MEC monitors the open market daily – every hour every day – to secure the most affordable costs of power for our members. MEC is evaluating the daily costs to consider purchasing extra capacity to adjust for any shortfall. In the event, there is no available power regardless of the cost of power, this could lead to “rolling brown outs” as seen in CA.
Alternatively, purchasing extra capacity could be pricey, but the Arizona Corporation Commission (ACC) allows for a Purchased Power Adjustor to accommodate fluctuations in cost, which is noted on every member’s bill, currently in the form of a credit.
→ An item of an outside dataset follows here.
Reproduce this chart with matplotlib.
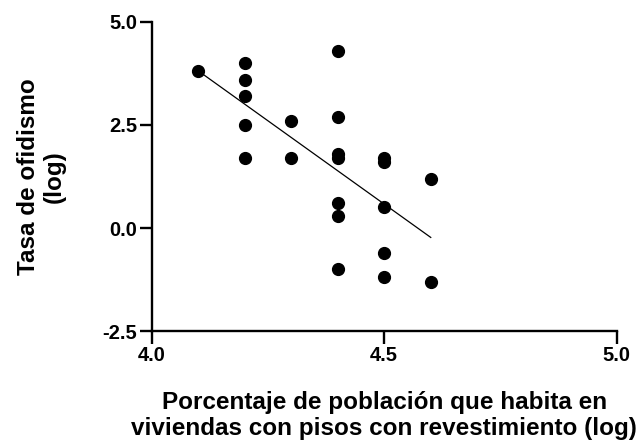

MEC is also encouraging its members to conserve energy where and when they are able to avoid curtailment or outages. There are some simple things members can do to conserve, such as grilling outside instead of using the stove and oven. Need to do laundry? Consider drying the clothes outside instead of the dryer. Turn lights and fans off and turn the air conditioner up a few extra degrees. For questions, please call public affairs at (928) 763-4115.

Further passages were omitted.